#### Job
Please return exactly the run of lines that begins with the line containing "Recreate this image" and ends with the line containing "const yTicks = [0, 5, 10, 15, 20, 25];", pictures excluded.
════
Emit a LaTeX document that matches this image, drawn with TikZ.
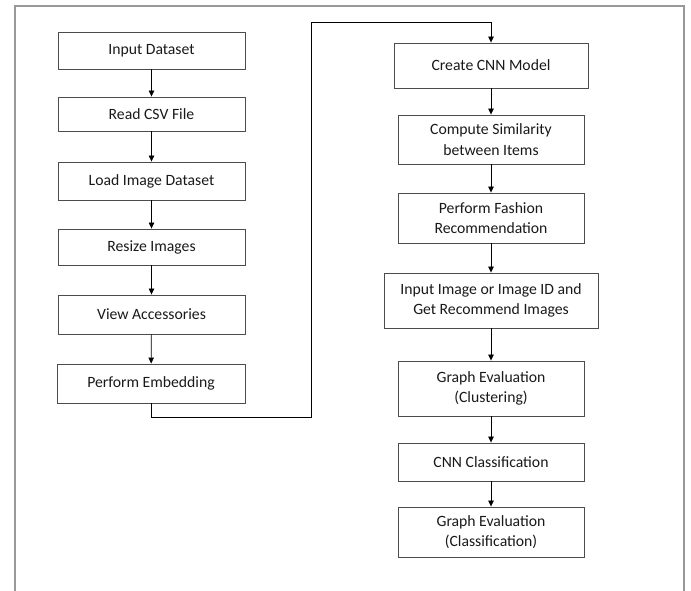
\documentclass[tikz,border=0pt]{standalone}
\usepackage{fontspec}
\setmainfont{Carlito}
\usetikzlibrary{arrows.meta}
\begin{document}
\begin{tikzpicture}[x=1pt,y=-1pt,
  box/.style={draw=black!70,line width=0.9pt,rectangle,inner sep=0pt,align=center,
    font=\fontsize{15.7}{20.7}\selectfont,text=black!90},
  flow/.style={draw=black,line width=0.7pt,-{Triangle[length=6pt,width=5.5pt]}},
  frame/.style={draw=black!40,line width=1.6pt}]
\useasboundingbox (0,0) rectangle (691,591);
\draw[frame] (15,591) -- (15,6) -- (684,6) -- (684,591);
% left column
\node[box,minimum width=187pt,minimum height=37pt] (n1) at (151.5,50.5) {Input Dataset};
\node[box,minimum width=187pt,minimum height=34pt] (n2) at (151.5,114) {Read CSV File};
\node[box,minimum width=187pt,minimum height=38pt] (n3) at (151.5,181) {Load Image Dataset};
\node[box,minimum width=187pt,minimum height=36pt] (n4) at (151.5,247) {Resize Images};
\node[box,minimum width=187pt,minimum height=39pt] (n5) at (151.5,314.5) {View Accessories};
\node[box,minimum width=188pt,minimum height=39pt] (n6) at (151,383.5) {Perform Embedding};
% right column
\node[box,minimum width=194pt,minimum height=45pt] (m1) at (491,65.5) {Create CNN Model};
\node[box,minimum width=186pt,minimum height=49pt] (m2) at (491,139.5) {Compute Similarity\\between Items};
\node[box,minimum width=186pt,minimum height=50pt] (m3) at (491,218) {Perform Fashion\\Recommendation};
\node[box,minimum width=214pt,minimum height=55pt] (m4) at (491,300.5) {Input Image or Image ID and\\Get Recommend Images};
\node[box,minimum width=186pt,minimum height=55pt] (m5) at (491,388.5) {Graph Evaluation\\(Clustering)};
\node[box,minimum width=186pt,minimum height=38pt] (m6) at (491,462) {CNN Classification};
\node[box,minimum width=186pt,minimum height=50pt] (m7) at (491,532) {Graph Evaluation\\(Classification)};
% connectors
\draw[flow] (n1) -- (n2);
\draw[flow] (n2) -- (n3);
\draw[flow] (n3) -- (n4);
\draw[flow] (n4) -- (n5);
\draw[flow] (n5) -- (n6);
\coordinate (turn) at (311.5,22);
\draw[flow] (n6.south) -- ++(0,14) -| (turn) -| (m1.north);
\draw[flow] (m1) -- (m2);
\draw[flow] (m2) -- (m3);
\draw[flow] (m3) -- (m4);
\draw[flow] (m4) -- (m5);
\draw[flow] (m5) -- (m6);
\draw[flow] (m6) -- (m7);
\end{tikzpicture}
\end{document}
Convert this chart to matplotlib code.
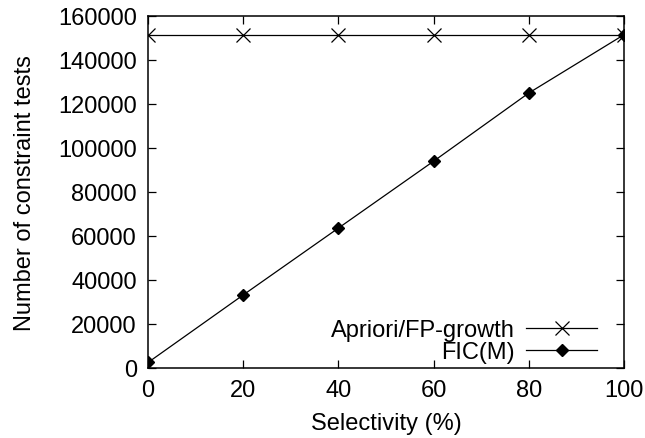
import matplotlib
matplotlib.use('Agg')
import matplotlib.pyplot as plt

plt.rcParams['font.family'] = ['Liberation Sans', 'DejaVu Sans']

selectivity = [0, 20, 40, 60, 80, 100]
apriori_fp = [151500, 151500, 151500, 151500, 151500, 151500]
fic_m = [2500, 33200, 63600, 94000, 125000, 151500]

fig = plt.figure(figsize=(6.45, 4.39), dpi=100)
ax = fig.add_axes([0.2295, 0.1595, 0.7380, 0.8018])

ax.plot(selectivity, apriori_fp, color='black', linewidth=0.9, marker='x',
        markersize=9.5, markeredgewidth=0.9, label='Apriori/FP-growth')
ax.plot(selectivity, fic_m, color='black', linewidth=0.9, marker='D',
        markersize=6, label='FIC(M)')

ax.set_xlim(0, 100)
ax.set_ylim(0, 160000)
ax.set_xticks([0, 20, 40, 60, 80, 100])
ax.set_yticks(range(0, 160001, 20000))
ax.tick_params(direction='in', top=True, right=True, length=6, width=0.9,
               labelsize=17, pad=8)
for s in ax.spines.values():
    s.set_linewidth(1.1)

ax.set_xlabel('Selectivity (%)', fontsize=17, labelpad=8)
ax.set_ylabel('Number of constraint tests', fontsize=17, labelpad=16)

ax.legend(loc='lower right', bbox_to_anchor=(597 / 645, (439 - 364) / 439),
          bbox_transform=fig.transFigure, frameon=False, markerfirst=False,
          fontsize=17, handlelength=3.0, handletextpad=0.5, borderpad=0,
          borderaxespad=0, labelspacing=0.0)

fig.savefig('out.png', dpi=100)
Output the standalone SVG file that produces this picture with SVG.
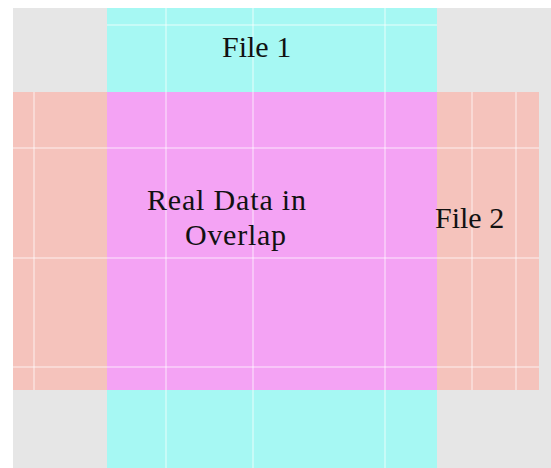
<svg xmlns="http://www.w3.org/2000/svg" width="551" height="468" viewBox="0 0 551 468">
  <style>
    .lbl { font-family: "Liberation Serif", "Times New Roman", serif; font-size: 30px; fill: #111; }
    .grid { stroke: #ffffff; stroke-opacity: 0.5; stroke-width: 1.5; fill: none; }
  </style>
  <rect x="0" y="0" width="551" height="468" fill="#ffffff"/>
  <rect x="13" y="8" width="538" height="460" fill="#e6e6e6"/>
  <g id="file2">
    <rect x="13" y="92" width="526" height="298" fill="#f5c3bc"/>
  </g>
  <g id="file1">
    <rect x="107" y="8" width="330" height="460" fill="#a6f8f3"/>
  </g>
  <g id="overlap">
    <rect x="107" y="92" width="330" height="298" fill="#f4a3f4"/>
  </g>
  <g id="grid">
    <line class="grid" x1="166" y1="8" x2="166" y2="468"/>
    <line class="grid" x1="253" y1="8" x2="253" y2="468"/>
    <line class="grid" x1="385" y1="8" x2="385" y2="468"/>
    <line class="grid" x1="34" y1="92" x2="34" y2="390"/>
    <line class="grid" x1="472" y1="92" x2="472" y2="390"/>
    <line class="grid" x1="516" y1="92" x2="516" y2="390"/>
    <line class="grid" x1="107" y1="25" x2="437" y2="25"/>
    <line class="grid" x1="13" y1="148" x2="539" y2="148"/>
    <line class="grid" x1="13" y1="258" x2="539" y2="258"/>
    <line class="grid" x1="13" y1="367" x2="539" y2="367"/>
  </g>
  <g id="labels">
    <text class="lbl" x="222" y="57">File 1</text>
    <text class="lbl" x="147" y="210" textLength="159" lengthAdjust="spacing">Real Data in</text>
    <text class="lbl" x="185" y="245" textLength="101" lengthAdjust="spacing">Overlap</text>
    <text class="lbl" x="435" y="228">File 2</text>
  </g>
</svg>
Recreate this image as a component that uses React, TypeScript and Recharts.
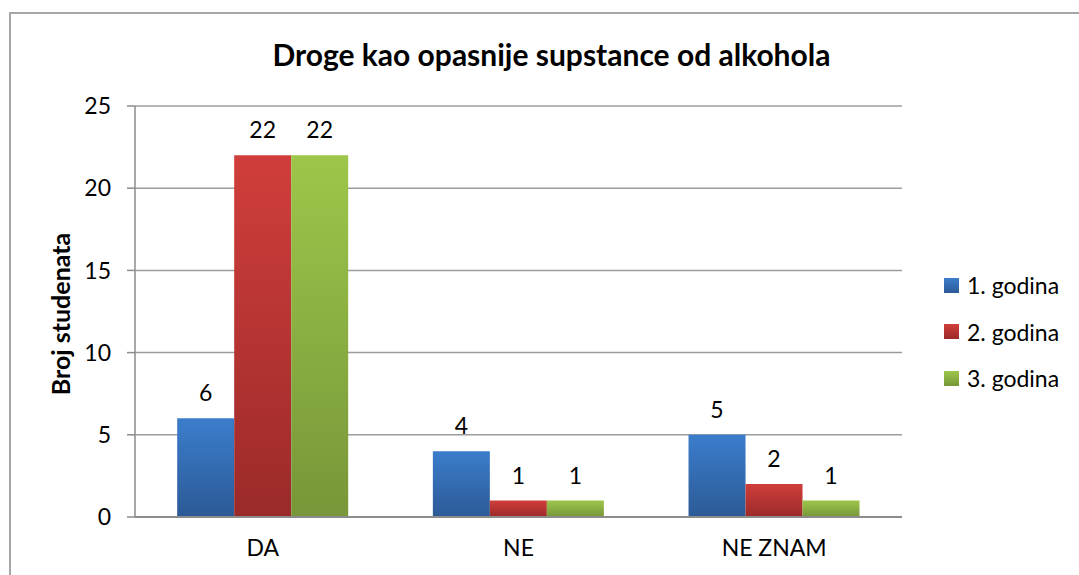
import React from "react";
import {
  BarChart,
  Bar,
  XAxis,
  YAxis,
  CartesianGrid,
  LabelList,
} from "recharts";

const categories = ["DA", "NE", "NE ZNAM"];
const year1 = [6, 4, 5];
const year2 = [22, 1, 2];
const year3 = [22, 1, 1];
const yTicks = [0, 5, 10, 15, 20, 25];

const SERIES = [
  { key: "y1", name: "1. godina", values: year1, top: "#3b7dcc", bottom: "#2c5a96" },
  { key: "y2", name: "2. godina", values: year2, top: "#d03e3b", bottom: "#9b2a2a" },
  { key: "y3", name: "3. godina", values: year3, top: "#9dc64a", bottom: "#779639" },
];

const FONT = "Lato, 'Open Sans', sans-serif";

const data = categories.map((c, i) => ({
  name: c,
  y1: year1[i],
  y2: year2[i],
  y3: year3[i],
}));

export default function App() {
  return (
    <div
      style={{
        position: "absolute",
        left: 0,
        top: 0,
        width: 1079,
        height: 575,
        overflow: "hidden",
        background: "#fff",
        fontFamily: FONT,
      }}
    >
      <div
        style={{
          position: "absolute",
          left: 9,
          top: 12,
          width: 1200,
          height: 700,
          border: "2px solid #a6a6a6",
        }}
      />
      <div
        style={{
          position: "absolute",
          left: 0,
          width: 1103,
          top: 36,
          textAlign: "center",
          fontSize: 30,
          fontWeight: 700,
        }}
      >
        Droge kao opasnije supstance od alkohola
      </div>
      <div
        style={{
          position: "absolute",
          left: 60,
          top: 314,
          transform: "translate(-50%, -50%) rotate(-90deg)",
          whiteSpace: "nowrap",
          fontSize: 25,
          fontWeight: 700,
        }}
      >
        Broj studenata
      </div>
      <BarChart
        width={1079}
        height={575}
        data={data}
        margin={{ top: 106, right: 177, bottom: 0, left: 0 }}
        barCategoryGap="16.5%"
        barGap={0}
        style={{ position: "absolute", left: 0, top: 0 }}
      >
        <defs>
          {SERIES.map((s) => (
            <linearGradient key={s.key} id={`g-${s.key}`} x1="0" y1="0" x2="0" y2="1">
              <stop offset="0%" stopColor={s.top} />
              <stop offset="100%" stopColor={s.bottom} />
            </linearGradient>
          ))}
        </defs>
        <CartesianGrid vertical={false} stroke="#9c9c9c" strokeWidth={1.5} />
        <XAxis
          dataKey="name"
          height={58}
          tickLine={false}
          axisLine={{ stroke: "#8c8c8c", strokeWidth: 2 }}
          tickMargin={17}
          tick={{ fontSize: 23, fill: "#000", fontFamily: FONT }}
        />
        <YAxis
          width={135}
          domain={[0, 25]}
          ticks={yTicks}
          tickSize={8}
          tickMargin={16}
          tickLine={{ stroke: "#8c8c8c", strokeWidth: 1.5 }}
          axisLine={{ stroke: "#8c8c8c", strokeWidth: 1.5 }}
          tick={{ fontSize: 23, fill: "#000", fontFamily: FONT }}
        />
        {SERIES.map((s) => (
          <Bar
            key={s.key}
            dataKey={s.key}
            name={s.name}
            fill={`url(#g-${s.key})`}
            isAnimationActive={false}
          >
            <LabelList
              dataKey={s.key}
              position="top"
              offset={17}
              style={{ fontSize: 23, fill: "#000", fontFamily: FONT }}
            />
          </Bar>
        ))}
      </BarChart>
      {SERIES.map((s, i) => (
        <div
          key={s.key}
          style={{
            position: "absolute",
            left: 944,
            top: 285 + i * 46.5,
            transform: "translateY(-50%)",
            display: "flex",
            alignItems: "center",
            fontSize: 23,
          }}
        >
          <span
            style={{
              width: 15,
              height: 15,
              marginRight: 8,
              background: `linear-gradient(${s.top}, ${s.bottom})`,
            }}
          />
          {s.name}
        </div>
      ))}
    </div>
  );
}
════
#### Result below
Recreate this image as a component that uses React, TypeScript and Recharts.
import React from "react";
import {
  BarChart,
  Bar,
  XAxis,
  YAxis,
  CartesianGrid,
  LabelList,
} from "recharts";

const categories = ["DA", "NE", "NE ZNAM"];
const year1 = [6, 4, 5];
const year2 = [22, 1, 2];
const year3 = [22, 1, 1];
const yTicks = [0, 5, 10, 15, 20, 25];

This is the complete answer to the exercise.